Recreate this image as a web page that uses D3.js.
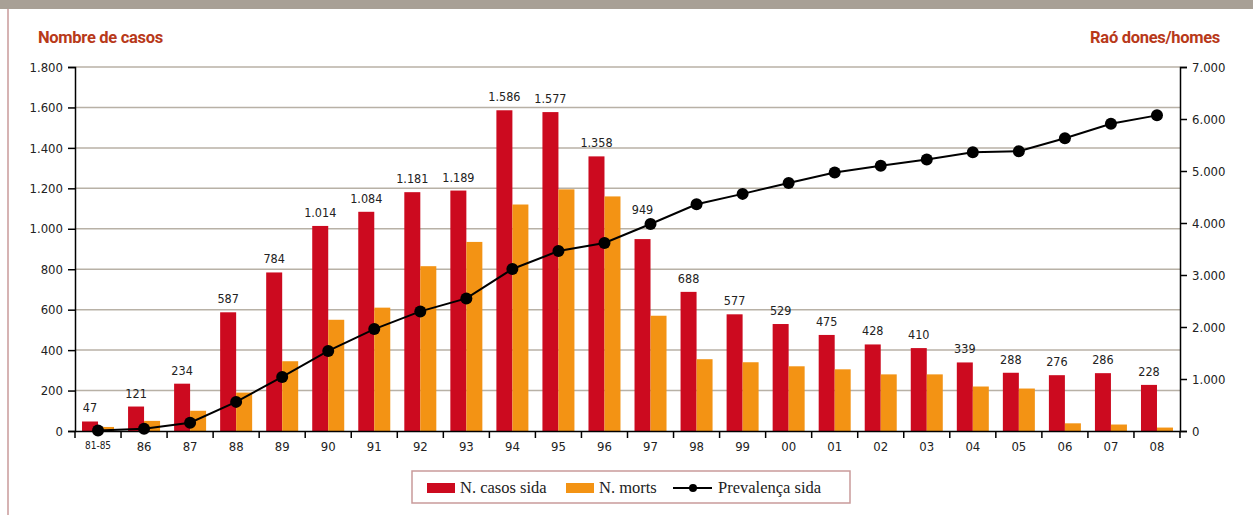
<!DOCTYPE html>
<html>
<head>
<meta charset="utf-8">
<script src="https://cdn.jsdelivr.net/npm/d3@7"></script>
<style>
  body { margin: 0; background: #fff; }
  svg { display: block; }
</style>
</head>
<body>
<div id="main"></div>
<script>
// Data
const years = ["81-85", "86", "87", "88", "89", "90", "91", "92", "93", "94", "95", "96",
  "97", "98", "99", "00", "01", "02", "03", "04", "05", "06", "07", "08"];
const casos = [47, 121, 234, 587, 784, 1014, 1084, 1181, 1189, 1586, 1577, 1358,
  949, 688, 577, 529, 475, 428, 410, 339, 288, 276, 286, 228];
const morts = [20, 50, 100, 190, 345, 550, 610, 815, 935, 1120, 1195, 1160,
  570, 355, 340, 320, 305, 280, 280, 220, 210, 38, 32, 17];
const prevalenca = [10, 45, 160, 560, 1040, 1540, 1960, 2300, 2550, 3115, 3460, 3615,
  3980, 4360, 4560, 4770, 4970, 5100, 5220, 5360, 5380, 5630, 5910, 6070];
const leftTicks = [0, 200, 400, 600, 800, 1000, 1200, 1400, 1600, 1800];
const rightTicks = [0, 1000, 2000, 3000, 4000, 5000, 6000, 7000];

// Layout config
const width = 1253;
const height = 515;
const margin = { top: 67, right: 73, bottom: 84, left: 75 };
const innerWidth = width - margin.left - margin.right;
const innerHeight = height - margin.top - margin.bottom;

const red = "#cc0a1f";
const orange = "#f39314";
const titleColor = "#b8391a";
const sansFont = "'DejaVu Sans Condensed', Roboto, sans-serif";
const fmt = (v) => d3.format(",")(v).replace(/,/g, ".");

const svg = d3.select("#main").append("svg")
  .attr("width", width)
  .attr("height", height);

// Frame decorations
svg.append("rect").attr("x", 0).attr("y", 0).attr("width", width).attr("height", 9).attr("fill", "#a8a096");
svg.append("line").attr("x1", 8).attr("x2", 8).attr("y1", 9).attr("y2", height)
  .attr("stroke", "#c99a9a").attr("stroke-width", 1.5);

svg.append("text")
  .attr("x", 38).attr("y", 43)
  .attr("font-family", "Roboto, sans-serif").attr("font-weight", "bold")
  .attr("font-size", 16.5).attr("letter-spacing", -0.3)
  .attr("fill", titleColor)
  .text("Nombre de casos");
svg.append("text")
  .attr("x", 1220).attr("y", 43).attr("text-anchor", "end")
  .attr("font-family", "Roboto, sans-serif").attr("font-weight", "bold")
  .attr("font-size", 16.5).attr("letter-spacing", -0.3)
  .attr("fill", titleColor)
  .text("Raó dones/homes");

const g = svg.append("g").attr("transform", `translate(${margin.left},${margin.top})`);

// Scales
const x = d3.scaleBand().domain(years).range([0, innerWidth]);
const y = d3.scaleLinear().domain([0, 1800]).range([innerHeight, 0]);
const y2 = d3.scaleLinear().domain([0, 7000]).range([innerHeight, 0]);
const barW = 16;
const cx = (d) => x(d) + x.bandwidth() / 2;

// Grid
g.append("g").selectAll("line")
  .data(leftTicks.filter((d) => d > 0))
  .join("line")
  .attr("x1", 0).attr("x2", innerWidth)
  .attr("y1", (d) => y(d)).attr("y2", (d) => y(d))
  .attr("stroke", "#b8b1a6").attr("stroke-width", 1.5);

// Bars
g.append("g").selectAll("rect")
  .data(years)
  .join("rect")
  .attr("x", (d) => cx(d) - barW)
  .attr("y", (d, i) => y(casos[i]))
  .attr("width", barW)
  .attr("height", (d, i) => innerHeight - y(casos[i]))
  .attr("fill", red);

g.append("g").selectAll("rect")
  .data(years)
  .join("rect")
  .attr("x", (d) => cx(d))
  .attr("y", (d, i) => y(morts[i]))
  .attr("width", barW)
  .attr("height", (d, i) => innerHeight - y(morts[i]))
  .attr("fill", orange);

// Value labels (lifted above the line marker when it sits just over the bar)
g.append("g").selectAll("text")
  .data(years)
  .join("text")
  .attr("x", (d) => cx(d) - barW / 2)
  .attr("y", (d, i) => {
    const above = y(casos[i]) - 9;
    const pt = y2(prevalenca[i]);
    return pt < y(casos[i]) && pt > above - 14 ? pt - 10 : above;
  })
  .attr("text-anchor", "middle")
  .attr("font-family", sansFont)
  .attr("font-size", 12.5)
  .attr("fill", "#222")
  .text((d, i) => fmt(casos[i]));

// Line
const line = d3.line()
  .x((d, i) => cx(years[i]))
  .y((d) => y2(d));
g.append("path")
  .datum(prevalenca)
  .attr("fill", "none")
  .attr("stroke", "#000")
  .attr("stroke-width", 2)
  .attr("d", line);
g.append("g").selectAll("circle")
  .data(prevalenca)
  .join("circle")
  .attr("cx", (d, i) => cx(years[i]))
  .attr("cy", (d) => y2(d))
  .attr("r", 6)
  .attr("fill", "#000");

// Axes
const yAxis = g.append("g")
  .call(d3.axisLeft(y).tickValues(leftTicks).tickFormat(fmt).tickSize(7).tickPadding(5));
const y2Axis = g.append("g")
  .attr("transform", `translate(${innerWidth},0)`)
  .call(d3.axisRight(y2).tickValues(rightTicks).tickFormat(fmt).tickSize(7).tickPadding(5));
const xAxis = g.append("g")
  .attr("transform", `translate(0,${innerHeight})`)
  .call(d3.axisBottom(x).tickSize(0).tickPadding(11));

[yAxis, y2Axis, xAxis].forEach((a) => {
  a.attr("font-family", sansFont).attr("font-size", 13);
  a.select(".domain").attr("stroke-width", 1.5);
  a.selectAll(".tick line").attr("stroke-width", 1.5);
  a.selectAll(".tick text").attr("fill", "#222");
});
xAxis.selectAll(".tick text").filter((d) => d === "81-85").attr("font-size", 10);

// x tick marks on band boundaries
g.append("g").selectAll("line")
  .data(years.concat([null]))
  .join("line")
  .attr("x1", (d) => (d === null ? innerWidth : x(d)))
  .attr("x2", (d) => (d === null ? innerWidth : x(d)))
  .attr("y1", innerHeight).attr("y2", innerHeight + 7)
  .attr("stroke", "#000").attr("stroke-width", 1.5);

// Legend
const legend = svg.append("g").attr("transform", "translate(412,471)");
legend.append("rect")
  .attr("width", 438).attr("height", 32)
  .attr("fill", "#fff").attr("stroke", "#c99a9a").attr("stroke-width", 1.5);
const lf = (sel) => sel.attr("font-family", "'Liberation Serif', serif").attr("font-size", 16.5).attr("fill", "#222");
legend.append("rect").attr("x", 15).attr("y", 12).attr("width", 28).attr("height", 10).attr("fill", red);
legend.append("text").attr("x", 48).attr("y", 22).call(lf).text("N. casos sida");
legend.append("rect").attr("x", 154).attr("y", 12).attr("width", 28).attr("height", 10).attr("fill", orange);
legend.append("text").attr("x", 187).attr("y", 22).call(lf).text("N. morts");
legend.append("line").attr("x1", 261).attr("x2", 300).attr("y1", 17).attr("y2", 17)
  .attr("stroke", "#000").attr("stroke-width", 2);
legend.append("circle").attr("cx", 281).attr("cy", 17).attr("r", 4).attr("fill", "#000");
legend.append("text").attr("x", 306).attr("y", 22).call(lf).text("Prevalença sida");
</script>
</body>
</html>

§ **WHAT IS BEING ASKED**: Reproduce the listing word for word and omit its pictures.

§ **EXERCISE OUTPUT**:
Recreate this image as a web page that uses D3.js.
<!DOCTYPE html>
<html>
<head>
<meta charset="utf-8">
<script src="https://cdn.jsdelivr.net/npm/d3@7"></script>
<style>
  body { margin: 0; background: #fff; }
  svg { display: block; }
</style>
</head>
<body>
<div id="main"></div>
<script>
// Data
const years = ["81-85", "86", "87", "88", "89", "90", "91", "92", "93", "94", "95", "96",
  "97", "98", "99", "00", "01", "02", "03", "04", "05", "06", "07", "08"];
const casos = [47, 121, 234, 587, 784, 1014, 1084, 1181, 1189, 1586, 1577, 1358,
  949, 688, 577, 529, 475, 428, 410, 339, 288, 276, 286, 228];
const morts = [20, 50, 100, 190, 345, 550, 610, 815, 935, 1120, 1195, 1160,
  570, 355, 340, 320, 305, 280, 280, 220, 210, 38, 32, 17];
const prevalenca = [10, 45, 160, 560, 1040, 1540, 1960, 2300, 2550, 3115, 3460, 3615,
  3980, 4360, 4560, 4770, 4970, 5100, 5220, 5360, 5380, 5630, 5910, 6070];
const leftTicks = [0, 200, 400, 600, 800, 1000, 1200, 1400, 1600, 1800];
const rightTicks = [0, 1000, 2000, 3000, 4000, 5000, 6000, 7000];

// Layout config
const width = 1253;
const height = 515;
const margin = { top: 67, right: 73, bottom: 84, left: 75 };
const innerWidth = width - margin.left - margin.right;
const innerHeight = height - margin.top - margin.bottom;

const red = "#cc0a1f";
const orange = "#f39314";
const titleColor = "#b8391a";
const sansFont = "'DejaVu Sans Condensed', Roboto, sans-serif";
const fmt = (v) => d3.format(",")(v).replace(/,/g, ".");

const svg = d3.select("#main").append("svg")
  .attr("width", width)
  .attr("height", height);

// Frame decorations
svg.append("rect").attr("x", 0).attr("y", 0).attr("width", width).attr("height", 9).attr("fill", "#a8a096");
svg.append("line").attr("x1", 8).attr("x2", 8).attr("y1", 9).attr("y2", height)
  .attr("stroke", "#c99a9a").attr("stroke-width", 1.5);

svg.append("text")
  .attr("x", 38).attr("y", 43)
  .attr("font-family", "Roboto, sans-serif").attr("font-weight", "bold")
  .attr("font-size", 16.5).attr("letter-spacing", -0.3)
  .attr("fill", titleColor)
  .text("Nombre de casos");
svg.append("text")
  .attr("x", 1220).attr("y", 43).attr("text-anchor", "end")
  .attr("font-family", "Roboto, sans-serif").attr("font-weight", "bold")
  .attr("font-size", 16.5).attr("letter-spacing", -0.3)
  .attr("fill", titleColor)
  .text("Raó dones/homes");

const g = svg.append("g").attr("transform", `translate(${margin.left},${margin.top})`);

// Scales
const x = d3.scaleBand().domain(years).range([0, innerWidth]);
const y = d3.scaleLinear().domain([0, 1800]).range([innerHeight, 0]);
const y2 = d3.scaleLinear().domain([0, 7000]).range([innerHeight, 0]);
const barW = 16;
const cx = (d) => x(d) + x.bandwidth() / 2;

// Grid
g.append("g").selectAll("line")
  .data(leftTicks.filter((d) => d > 0))
  .join("line")
  .attr("x1", 0).attr("x2", innerWidth)
  .attr("y1", (d) => y(d)).attr("y2", (d) => y(d))
  .attr("stroke", "#b8b1a6").attr("stroke-width", 1.5);

// Bars
g.append("g").selectAll("rect")
  .data(years)
  .join("rect")
  .attr("x", (d) => cx(d) - barW)
  .attr("y", (d, i) => y(casos[i]))
  .attr("width", barW)
  .attr("height", (d, i) => innerHeight - y(casos[i]))
  .attr("fill", red);

g.append("g").selectAll("rect")
  .data(years)
  .join("rect")
  .attr("x", (d) => cx(d))
  .attr("y", (d, i) => y(morts[i]))
  .attr("width", barW)
  .attr("height", (d, i) => innerHeight - y(morts[i]))
  .attr("fill", orange);

// Value labels (lifted above the line marker when it sits just over the bar)
g.append("g").selectAll("text")
  .data(years)
  .join("text")
  .attr("x", (d) => cx(d) - barW / 2)
  .attr("y", (d, i) => {
    const above = y(casos[i]) - 9;
    const pt = y2(prevalenca[i]);
    return pt < y(casos[i]) && pt > above - 14 ? pt - 10 : above;
  })
  .attr("text-anchor", "middle")
  .attr("font-family", sansFont)
  .attr("font-size", 12.5)
  .attr("fill", "#222")
  .text((d, i) => fmt(casos[i]));

// Line
const line = d3.line()
  .x((d, i) => cx(years[i]))
  .y((d) => y2(d));
g.append("path")
  .datum(prevalenca)
  .attr("fill", "none")
  .attr("stroke", "#000")
  .attr("stroke-width", 2)
  .attr("d", line);
g.append("g").selectAll("circle")
  .data(prevalenca)
  .join("circle")
  .attr("cx", (d, i) => cx(years[i]))
  .attr("cy", (d) => y2(d))
  .attr("r", 6)
  .attr("fill", "#000");

// Axes
const yAxis = g.append("g")
  .call(d3.axisLeft(y).tickValues(leftTicks).tickFormat(fmt).tickSize(7).tickPadding(5));
const y2Axis = g.append("g")
  .attr("transform", `translate(${innerWidth},0)`)
  .call(d3.axisRight(y2).tickValues(rightTicks).tickFormat(fmt).tickSize(7).tickPadding(5));
const xAxis = g.append("g")
  .attr("transform", `translate(0,${innerHeight})`)
  .call(d3.axisBottom(x).tickSize(0).tickPadding(11));

[yAxis, y2Axis, xAxis].forEach((a) => {
  a.attr("font-family", sansFont).attr("font-size", 13);
  a.select(".domain").attr("stroke-width", 1.5);
  a.selectAll(".tick line").attr("stroke-width", 1.5);
  a.selectAll(".tick text").attr("fill", "#222");
});
xAxis.selectAll(".tick text").filter((d) => d === "81-85").attr("font-size", 10);

// x tick marks on band boundaries
g.append("g").selectAll("line")
  .data(years.concat([null]))
  .join("line")
  .attr("x1", (d) => (d === null ? innerWidth : x(d)))
  .attr("x2", (d) => (d === null ? innerWidth : x(d)))
  .attr("y1", innerHeight).attr("y2", innerHeight + 7)
  .attr("stroke", "#000").attr("stroke-width", 1.5);

// Legend
const legend = svg.append("g").attr("transform", "translate(412,471)");
legend.append("rect")
  .attr("width", 438).attr("height", 32)
  .attr("fill", "#fff").attr("stroke", "#c99a9a").attr("stroke-width", 1.5);
const lf = (sel) => sel.attr("font-family", "'Liberation Serif', serif").attr("font-size", 16.5).attr("fill", "#222");
legend.append("rect").attr("x", 15).attr("y", 12).attr("width", 28).attr("height", 10).attr("fill", red);
legend.append("text").attr("x", 48).attr("y", 22).call(lf).text("N. casos sida");
legend.append("rect").attr("x", 154).attr("y", 12).attr("width", 28).attr("height", 10).attr("fill", orange);
legend.append("text").attr("x", 187).attr("y", 22).call(lf).text("N. morts");
legend.append("line").attr("x1", 261).attr("x2", 300).attr("y1", 17).attr("y2", 17)
  .attr("stroke", "#000").attr("stroke-width", 2);
legend.append("circle").attr("cx", 281).attr("cy", 17).attr("r", 4).attr("fill", "#000");
legend.append("text").attr("x", 306).attr("y", 22).call(lf).text("Prevalença sida");
</script>
</body>
</html>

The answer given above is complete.